Documentary about Alberta’s African-American settlers coming to Morinville in February

Jan. 17, 2019

by Morinville News Staff

The discrimination experienced by black settlers in Alberta and Saskatchewan in the early 1900s is the subject of the award-winning documentary. We are the Roots: Black Settlers and Their Experiences of Discrimination on the Canadian Prairies.

The film will be shown at the Morinville Community Cultural Centre on Feb. 25 at 6 p.m.

In the early 1900s, between 1,000 and 1,500 African Americans came to Canada. They mostly settled in small rural Alberta communities of Amber Valley, Campsie, Wildwood and Breton and Maidstone in Saskatchewan.

The film on their experiences made its debut in Edmonton last February during Black History Month and has gone on to win several awards for oral history and heritage awareness.
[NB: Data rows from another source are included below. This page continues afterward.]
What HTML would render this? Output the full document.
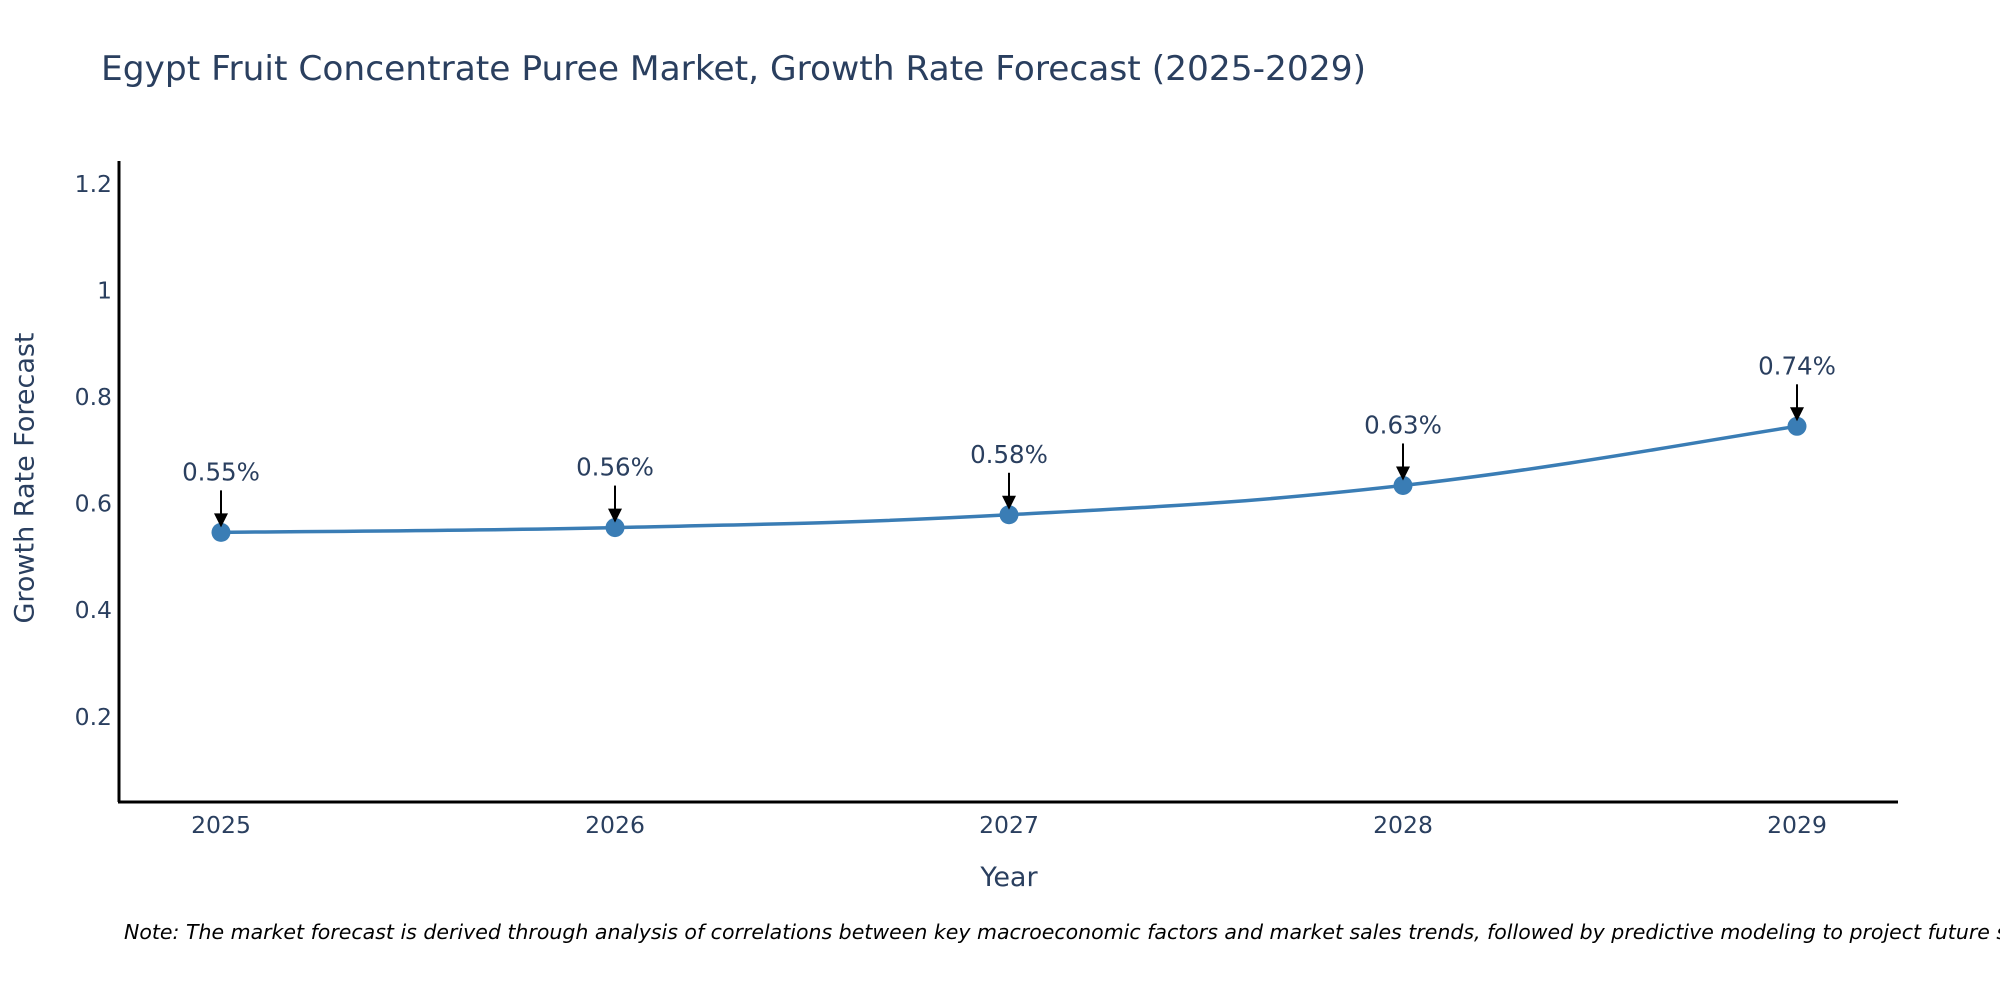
<!DOCTYPE html>
<html><head><meta charset="utf-8"><style>
html,body{margin:0;padding:0;background:#fff;}
svg{display:block;font-family:"DejaVu Sans","Liberation Sans",sans-serif;}
</style></head><body>
<svg id="chart" width="2000" height="1000" viewBox="0 0 2000 1000">
<text x="101" y="80" font-size="34" fill="#2a3f5f" textLength="1265" lengthAdjust="spacingAndGlyphs">Egypt Fruit Concentrate Puree Market, Growth Rate Forecast (2025-2029)</text>
<g id="yticks"></g>
<g id="xticks"></g>
<line x1="119" y1="161" x2="119" y2="802" stroke="#000" stroke-width="3"/>
<line x1="118" y1="802" x2="1898" y2="802" stroke="#000" stroke-width="3"/>
<path id="line" fill="none" stroke="#3a7db5" stroke-width="3.5"/>
<g id="pts"></g>
<g id="ann"></g>
<text x="26" y="478" font-size="27" fill="#2a3f5f" text-anchor="middle" transform="rotate(-90 26 478)" dominant-baseline="middle">Growth Rate Forecast</text>
<text x="1009" y="886" font-size="27" fill="#2a3f5f" text-anchor="middle">Year</text>
<text x="124" y="939" font-size="20.5" font-style="italic" fill="#000">Note: The market forecast is derived through analysis of correlations between key macroeconomic factors and market sales trends, followed by predictive modeling to project future sales.</text>
</svg>
<script>
const years = [2025, 2026, 2027, 2028, 2029];
const values = [0.546, 0.555, 0.579, 0.634, 0.745];
const labels = ["0.55%", "0.56%", "0.58%", "0.63%", "0.74%"];
const yTicks = [0.2, 0.4, 0.6, 0.8, 1, 1.2];
const yTickLabels = ["0.2", "0.4", "0.6", "0.8", "1", "1.2"];

const NS = "http://www.w3.org/2000/svg";
const X0 = 221, X1 = 1797, Y0 = 801, YMIN = 0.042, PXU = 533;
function xs(yr){ return X0 + (yr - years[0]) * (X1 - X0) / (years[years.length-1] - years[0]); }
function ys(v){ return Y0 - (v - YMIN) * PXU; }
function mk(tag, attrs){ const e = document.createElementNS(NS, tag); for (const k in attrs) e.setAttribute(k, attrs[k]); return e; }

const yg = document.getElementById('yticks');
yTicks.forEach((t, i) => {
  const e = mk('text', {x: 112, y: ys(t) + 8, 'font-size': 23.5, fill: '#2a3f5f', 'text-anchor': 'end'});
  e.textContent = yTickLabels[i];
  
  
  yg.appendChild(e);
});
const xg = document.getElementById('xticks');
years.forEach(yr => {
  const e = mk('text', {x: xs(yr), y: 833, 'font-size': 23.5, fill: '#2a3f5f', 'text-anchor': 'middle'});
  e.textContent = String(yr);
  
  
  xg.appendChild(e);
});

const P = years.map((yr, i) => [xs(yr), ys(values[i])]);
let d = 'M' + P[0][0] + ',' + P[0][1];
const s = 0.2;
for (let i = 0; i < P.length - 1; i++) {
  const p0 = P[i-1] || P[i], p1 = P[i], p2 = P[i+1], p3 = P[i+2] || P[i+1];
  const c1 = [p1[0] + (p2[0]-p0[0])*s, p1[1] + (p2[1]-p0[1])*s];
  const c2 = [p2[0] - (p3[0]-p1[0])*s, p2[1] - (p3[1]-p1[1])*s];
  d += ' C' + c1 + ' ' + c2 + ' ' + p2;
}
document.getElementById('line').setAttribute('d', d);

const pg = document.getElementById('pts');
const ag = document.getElementById('ann');
P.forEach((p, i) => {
  const c = mk('circle', {cx: p[0], cy: p[1], r: 9.5, fill: '#3a7db5'});
  
  
  pg.appendChild(c);
  const a = mk('line', {x1: p[0], y1: p[1] - 42, x2: p[0], y2: p[1] - 16, stroke: '#000', 'stroke-width': 2});
  
  
  ag.appendChild(a);
  const h = mk('polygon', {points: (p[0]-7)+','+(p[1]-19)+' '+(p[0]+7)+','+(p[1]-19)+' '+p[0]+','+(p[1]-5), fill: '#000'});
  
  
  ag.appendChild(h);
  const t = mk('text', {x: p[0], y: p[1] - 52, 'font-size': 24.5, fill: '#2a3f5f', 'text-anchor': 'middle'});
  t.textContent = labels[i];
  
  
  ag.appendChild(t);
});
</script>
</body></html>
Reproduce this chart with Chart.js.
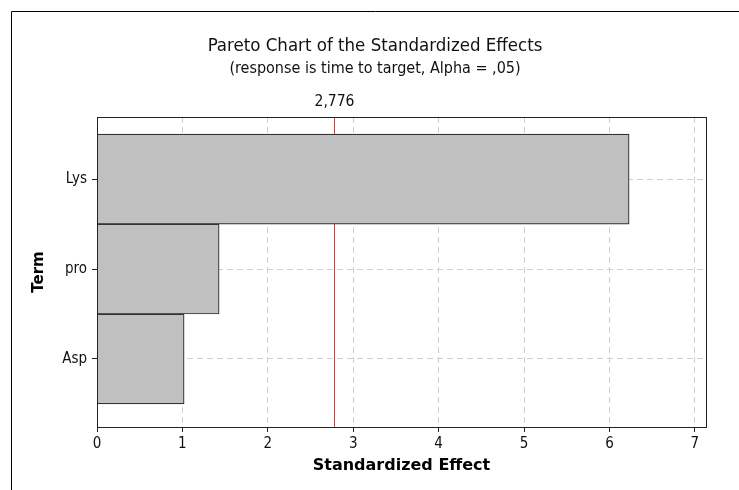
<!DOCTYPE html>
<html>
<head>
<meta charset="utf-8">
<script src="https://cdn.jsdelivr.net/npm/chart.js@4"></script>
<style>
  html, body { margin: 0; padding: 0; background: #fff; }
  #wrap { position: relative; width: 739px; height: 490px; }
</style>
</head>
<body>
<div id="wrap"><canvas id="chart" width="739" height="490"></canvas></div>
<script>
const terms = ['Lys', 'pro', 'Asp'];
const effects = [6.23, 1.43, 1.02];
const criticalValue = 2.776;
const criticalLabel = '2,776';
const xTicks = [0, 1, 2, 3, 4, 5, 6, 7];

const narrow = '"DejaVu Sans Condensed", "DejaVu Sans", sans-serif';

// outer frame, reference line (behind bars), plot box and label
const decorations = {
    id: 'decorations',
    beforeDraw(chart) {
        const ctx = chart.ctx;
        ctx.save();
        ctx.strokeStyle = '#000';
        ctx.lineWidth = 1;
        ctx.beginPath();
        ctx.moveTo(11.5, 490);
        ctx.lineTo(11.5, 11.5);
        ctx.lineTo(739, 11.5);
        ctx.stroke();
        ctx.restore();
    },
    beforeDatasetsDraw(chart) {
        const { ctx, chartArea: a, scales } = chart;
        const x = Math.round(scales.x.getPixelForValue(criticalValue)) + 0.5;
        ctx.save();
        ctx.strokeStyle = '#ee3333';
        ctx.lineWidth = 1;
        ctx.beginPath();
        ctx.moveTo(x, a.top);
        ctx.lineTo(x, a.bottom);
        ctx.stroke();
        ctx.restore();
    },
    afterDatasetsDraw(chart) {
        const { ctx, chartArea: a, scales } = chart;
        const x = Math.round(scales.x.getPixelForValue(criticalValue)) + 0.5;
        ctx.save();
        ctx.strokeStyle = '#222';
        ctx.lineWidth = 1;
        ctx.strokeRect(Math.round(a.left) + 0.5, Math.round(a.top) + 0.5,
            Math.round(a.right - a.left), Math.round(a.bottom - a.top));

        ctx.fillStyle = '#111';
        ctx.font = '15.5px ' + narrow;
        ctx.textAlign = 'center';
        ctx.textBaseline = 'middle';
        ctx.fillText(criticalLabel, x, a.top - 15);
        ctx.restore();
    }
};

new Chart(document.getElementById('chart'), {
    type: 'bar',
    data: {
        datasets: [{
            label: 'Standardized Effect',
            data: effects.map((v, i) => ({ x: v, y: i })),
            backgroundColor: '#c0c0c0',
            borderColor: '#333',
            borderWidth: 1.2,
            barPercentage: 1,
            categoryPercentage: 1
        }]
    },
    options: {
        indexAxis: 'y',
        responsive: false,
        animation: false,
        // left padding shifts the title centre to match the reference
        layout: { padding: { top: 0, right: 33, bottom: 0, left: 44 } },
        plugins: {
            legend: { display: false },
            tooltip: { enabled: false },
            title: {
                display: true,
                text: 'Pareto Chart of the Standardized Effects',
                color: '#111',
                font: { family: narrow, size: 18.5, weight: 'normal', lineHeight: 1.2 },
                padding: { top: 35, bottom: 2 }
            },
            subtitle: {
                display: true,
                text: '(response is time to target, Alpha = ,05)',
                color: '#111',
                font: { family: narrow, size: 16, weight: 'normal', lineHeight: 1.2 },
                padding: { top: 0, bottom: 38.6 }
            }
        },
        scales: {
            x: {
                type: 'linear',
                min: 0,
                max: 7.13,
                afterFit: s => { s.height = 63; },
                afterBuildTicks: s => { s.ticks = xTicks.map(v => ({ value: v })); },
                ticks: { color: '#111', font: { family: narrow, size: 15 }, padding: 3, maxRotation: 0 },
                grid: { color: '#cfcfcf', tickColor: '#222', tickLength: 5, tickBorderDash: [] },
                border: { display: false, dash: [6, 4] },
                title: {
                    display: true,
                    text: 'Standardized Effect',
                    color: '#000',
                    font: { family: '"DejaVu Sans", sans-serif', size: 16, weight: 'bold', lineHeight: 1.2 },
                    padding: { top: 0, bottom: 15 }
                }
            },
            y: {
                type: 'linear',
                reverse: true,
                offset: false,
                min: -0.69,
                max: 2.756,
                afterFit: s => { s.width = 53; },
                afterBuildTicks: s => { s.ticks = terms.map((t, i) => ({ value: i })); },
                ticks: {
                    color: '#111',
                    font: { family: narrow, size: 15 },
                    padding: 5,
                    callback: v => terms[v]
                },
                grid: { offset: false, color: '#cfcfcf', tickColor: '#222', tickLength: 5, tickBorderDash: [] },
                border: { display: false, dash: [6, 4] },
                title: {
                    display: true,
                    text: 'Term',
                    color: '#000',
                    font: { family: '"DejaVu Sans", sans-serif', size: 15, weight: 'bold', lineHeight: 1.2 },
                    padding: { top: -14, bottom: 0 }
                }
            }
        }
    },
    plugins: [decorations]
});
</script>
</body>
</html>
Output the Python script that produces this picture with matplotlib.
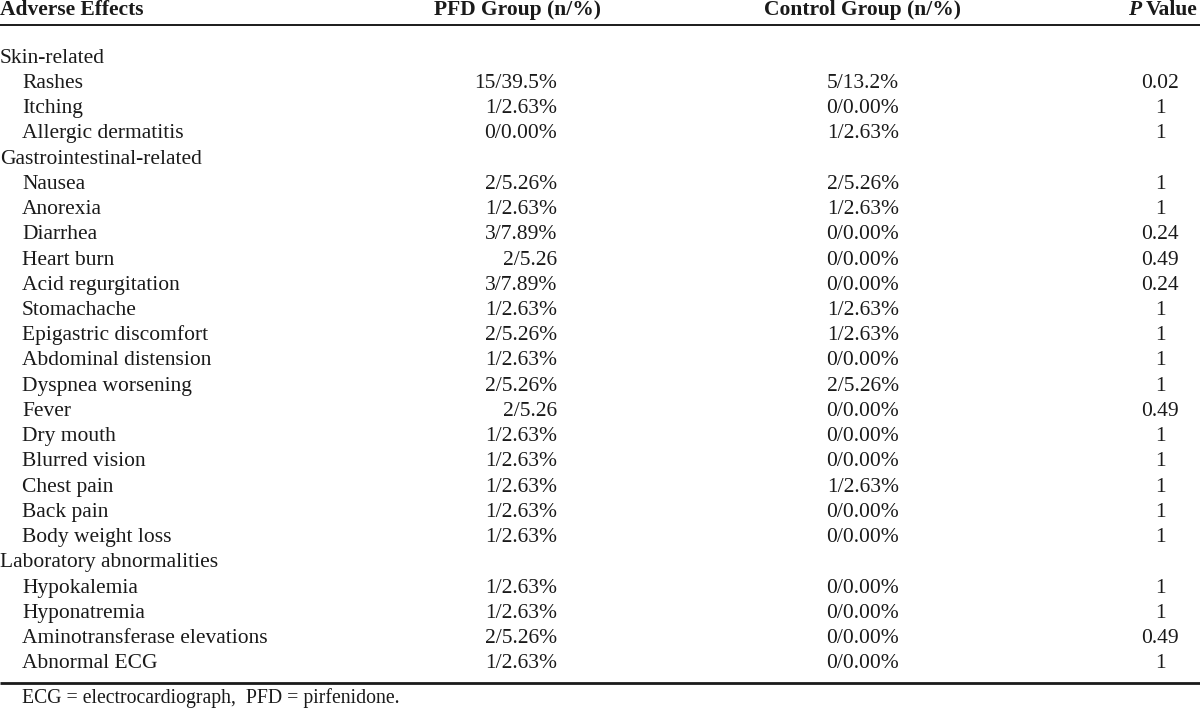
import matplotlib.pyplot as plt

plt.rcParams['font.family'] = ['Liberation Serif', 'DejaVu Serif']

header = ['Adverse Effects', 'PFD Group (n/%)', 'Control Group (n/%)', 'Value']

effects = [
    'Skin-related', 'Rashes', 'Itching', 'Allergic dermatitis',
    'Gastrointestinal-related', 'Nausea', 'Anorexia', 'Diarrhea', 'Heart burn',
    'Acid regurgitation', 'Stomachache', 'Epigastric discomfort',
    'Abdominal distension', 'Dyspnea worsening', 'Fever', 'Dry mouth',
    'Blurred vision', 'Chest pain', 'Back pain', 'Body weight loss',
    'Laboratory abnormalities', 'Hypokalemia', 'Hyponatremia',
    'Aminotransferase elevations', 'Abnormal ECG',
]
is_group = [e in ('Skin-related', 'Gastrointestinal-related', 'Laboratory abnormalities')
            for e in effects]
pfd = ['', '15/39.5%', '1/2.63%', '0/0.00%',
       '', '2/5.26%', '1/2.63%', '3/7.89%', '2/5.26',
       '3/7.89%', '1/2.63%', '2/5.26%',
       '1/2.63%', '2/5.26%', '2/5.26', '1/2.63%',
       '1/2.63%', '1/2.63%', '1/2.63%', '1/2.63%',
       '', '1/2.63%', '1/2.63%',
       '2/5.26%', '1/2.63%']
control = ['', '5/13.2%', '0/0.00%', '1/2.63%',
           '', '2/5.26%', '1/2.63%', '0/0.00%', '0/0.00%',
           '0/0.00%', '1/2.63%', '1/2.63%',
           '0/0.00%', '2/5.26%', '0/0.00%', '0/0.00%',
           '0/0.00%', '1/2.63%', '0/0.00%', '0/0.00%',
           '', '0/0.00%', '0/0.00%',
           '0/0.00%', '0/0.00%']
p_value = ['', '0.02', '1', '1',
           '', '1', '1', '0.24', '0.49',
           '0.24', '1', '1',
           '1', '1', '0.49', '1',
           '1', '1', '1', '1',
           '', '1', '1',
           '0.49', '1']
footnote = 'ECG = electrocardiograph,  PFD = pirfenidone.'

fs = 15.5
ink = '#1a1a1a'

fig = plt.figure(figsize=(12, 7.17), dpi=100)
ax = fig.add_axes([0, 0, 1, 1])
ax.set_xlim(0, 1200)
ax.set_ylim(717, 0)
ax.axis('off')

# header row
ax.text(0, 15, header[0], fontsize=fs, fontweight='bold', color=ink, va='baseline')
ax.text(517, 15, header[1], fontsize=fs, fontweight='bold', color=ink, va='baseline', ha='center')
ax.text(863, 15, header[2], fontsize=fs, fontweight='bold', color=ink, va='baseline', ha='center')
val = ax.text(1198, 15, header[3], fontsize=fs, fontweight='bold', color=ink, va='baseline', ha='right')
fig.canvas.draw()
bb = val.get_window_extent(fig.canvas.get_renderer())
x0 = ax.transData.inverted().transform((bb.x0, bb.y0))[0]
ax.text(x0 - 5, 15, 'P', fontsize=fs, fontweight='bold', fontstyle='italic', color=ink,
        va='baseline', ha='right')

ax.plot([0, 1200], [25, 25], color=ink, lw=1.4, solid_capstyle='butt')

y0, step = 62.7, 25.23
for i, name in enumerate(effects):
    y = y0 + i * step
    ax.text(0 if is_group[i] else 22, y, name, fontsize=fs, color=ink, va='baseline')
    ax.text(557, y, pfd[i], fontsize=fs, color=ink, va='baseline', ha='right')
    ax.text(899, y, control[i], fontsize=fs, color=ink, va='baseline', ha='right')
    ax.text(1160, y, p_value[i], fontsize=fs, color=ink, va='baseline', ha='center')

ax.plot([0, 1200], [683, 683], color=ink, lw=2.0, solid_capstyle='butt')
ax.text(22, 703, footnote, fontsize=14.2, color=ink, va='baseline')

fig.savefig('out.png', dpi=100)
Deborah Dobbins, president of Edmonton’s Shiloh Centre for Multicultural Roots (SCMR) put forward the idea for the film. She partnered with Drs. Jenna Bailey and David Este. Bailey, an adjunct history professor and senior research fellow at the University of Lethbridge’s Centre for Oral History and Tradition (COHT), grew up in Sturgeon County. Este is a professor in the Faculty of Social Work at the University of Calgary.

Bailey and Este interviewed 19 second- and third-generation descendants of the original settlers who left the United States to come to Western Canada between 1905 and 1912.

“It’s a fascinating history,” Bailey said. “I learned a lot about discrimination in Alberta. What comes through in their stories is resilience. One woman said, ‘It’s just a part of who we are; it’s part of our daily lives.’”

Bailey went on to say that what stood out for her in making the film was that most Albertans have no idea about this history and these communities that helped build Alberta. “In general, I think Canadians like to think that we’re not very racist or a discriminatory nation. And the number of discrimination stories that come through in the interviews through all the age groups is pretty significant.”

We are the Roots will be shown at Morinville Community Cultural Centre on Monday, Feb. 25 at 6 p.m. and will be followed by a question-and-answer session with Dobbins, Bailey and Este.